SET PROBLEM |
Take the lines of the data below from the very first through the line containing "x_end_m = 6.0" and output them exactly, pictures excluded.

INFORMATION SHOWN |
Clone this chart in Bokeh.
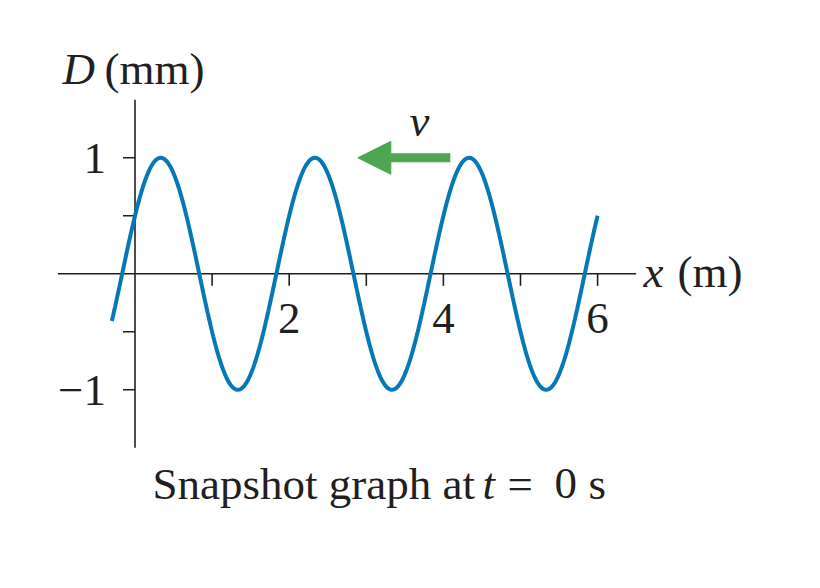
import numpy as np
from bokeh.plotting import figure
from bokeh.models import Range1d, Arrow, NormalHead
from bokeh.core.properties import value
from bokeh.embed import file_html
from bokeh.resources import INLINE

# ---- values ----
amplitude_mm = 1.0          # crests at +1, troughs at -1
wavelength_m = 2.0          # crest to crest: 0.33 -> 2.33 -> 4.33
d_at_origin_mm = 0.5        # curve rises through D = 0.5 at x = 0
x_start_m = -0.3
x_end_m = 6.0

x_ticks = [1, 2, 3, 4, 5, 6]
x_tick_labels = ["2", "4", "6"]
x_tick_label_pos = [2, 4, 6]
y_ticks = [-1, -0.5, 0.5, 1]
y_tick_labels = ["1", "\u22121"]
y_tick_label_pos = [1, -1]
x_axis_span = [-1.0, 6.5]
y_axis_span = [-1.5, 1.5]
velocity_arrow_x = [4.09, 2.89]   # tail, tip
velocity_arrow_d = 1.0

# ---- layout helpers (page pixels -> data) ----
W, H = 804, 572
ORIGIN = 0.0
X0_PX, SX = 134.5, 77.1
Y0_PX, SY = 273.3, 116.0
def px2x(px):
    return (px - X0_PX) / SX
def py2y(py):
    return (Y0_PX - py) / SY

BLUE = "#0678B5"
GREEN = "#4DA651"
INK = "#231F20"
SERIF = value("Liberation Serif")
FS = "45px"
DY = -14  # baseline correction

p = figure(width=W, height=H, output_backend="svg", toolbar_location=None,
           x_range=Range1d(px2x(ORIGIN), px2x(ORIGIN + W)),
           y_range=Range1d(py2y(ORIGIN + H), py2y(ORIGIN)),
           x_axis_location=None, y_axis_location=None, min_border=0)
p.grid.visible = False
p.outline_line_color = None
p.background_fill_color = "white"

# axes lines
p.segment(x0=[x_axis_span[0], 0], y0=[0, y_axis_span[0]],
          x1=[x_axis_span[1], 0], y1=[0, y_axis_span[1]],
          line_color=INK, line_width=1.6)
# ticks
p.ray(x=x_ticks, y=[0] * len(x_ticks), length=12, length_units="screen",
      angle=-np.pi / 2, line_color=INK, line_width=1.6)
p.ray(x=[0] * len(y_ticks), y=y_ticks, length=12, length_units="screen",
      angle=np.pi, line_color=INK, line_width=1.6)

# wave
phase = np.arcsin(d_at_origin_mm / amplitude_mm)
xs = np.linspace(x_start_m, x_end_m, 600)
ds = amplitude_mm * np.sin(2 * np.pi * xs / wavelength_m + phase)
p.line(xs, ds, line_color=BLUE, line_width=4, line_cap="butt")

# tick labels
p.text(x=x_tick_label_pos, y=[0] * 3, text=x_tick_labels, text_font=SERIF,
       text_font_size=FS, text_align="center", text_baseline="alphabetic",
       y_offset=59 + DY, text_color=INK)
p.text(x=[0, 0], y=y_tick_label_pos, text=y_tick_labels, text_font=SERIF,
       text_font_size=FS, text_align="right", text_baseline="alphabetic",
       x_offset=-29, y_offset=15 + DY, text_color=INK)

# axis titles
p.text(x=[px2x(62)], y=[py2y(82 + DY)], text=["D"], text_font=SERIF, text_font_size=FS,
       text_font_style="italic", text_align="left", text_baseline="alphabetic", text_color=INK)
p.text(x=[px2x(104)], y=[py2y(82 + DY)], text=["(mm)"], text_font=SERIF, text_font_size=FS,
       text_align="left", text_baseline="alphabetic", text_color=INK)
p.text(x=[px2x(643)], y=[py2y(285 + DY)], text=["x"], text_font=SERIF, text_font_size=FS,
       text_font_style="italic", text_align="left", text_baseline="alphabetic", text_color=INK)
p.text(x=[px2x(677)], y=[py2y(285 + DY)], text=["(m)"], text_font=SERIF, text_font_size=FS,
       text_align="left", text_baseline="alphabetic", text_color=INK)

# velocity arrow
p.add_layout(Arrow(end=NormalHead(size=33, fill_color=GREEN, line_color=GREEN, line_width=1),
                   x_start=velocity_arrow_x[0], y_start=velocity_arrow_d,
                   x_end=velocity_arrow_x[1], y_end=velocity_arrow_d,
                   line_color=GREEN, line_width=9))
p.text(x=[px2x(419)], y=[py2y(134 + DY)], text=["v"], text_font=SERIF, text_font_size=FS,
       text_font_style="italic", text_align="center", text_baseline="alphabetic", text_color=INK)

# caption
cap_y = py2y(497 + DY)
for txt, left, style in [("Snapshot graph at", 152, "normal"), ("t", 482, "italic"),
                         ("=", 507, "normal"), ("0", 554, "normal"), ("s", 588, "normal")]:
    p.text(x=[px2x(left)], y=[cap_y], text=[txt], text_font=SERIF, text_font_size=FS,
           text_font_style=style, text_align="left", text_baseline="alphabetic", text_color=INK)

open("out.html", "w").write(file_html(p, INLINE))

FULL OUTPUT |
Clone this chart in Bokeh.
import numpy as np
from bokeh.plotting import figure
from bokeh.models import Range1d, Arrow, NormalHead
from bokeh.core.properties import value
from bokeh.embed import file_html
from bokeh.resources import INLINE

# ---- values ----
amplitude_mm = 1.0          # crests at +1, troughs at -1
wavelength_m = 2.0          # crest to crest: 0.33 -> 2.33 -> 4.33
d_at_origin_mm = 0.5        # curve rises through D = 0.5 at x = 0
x_start_m = -0.3
x_end_m = 6.0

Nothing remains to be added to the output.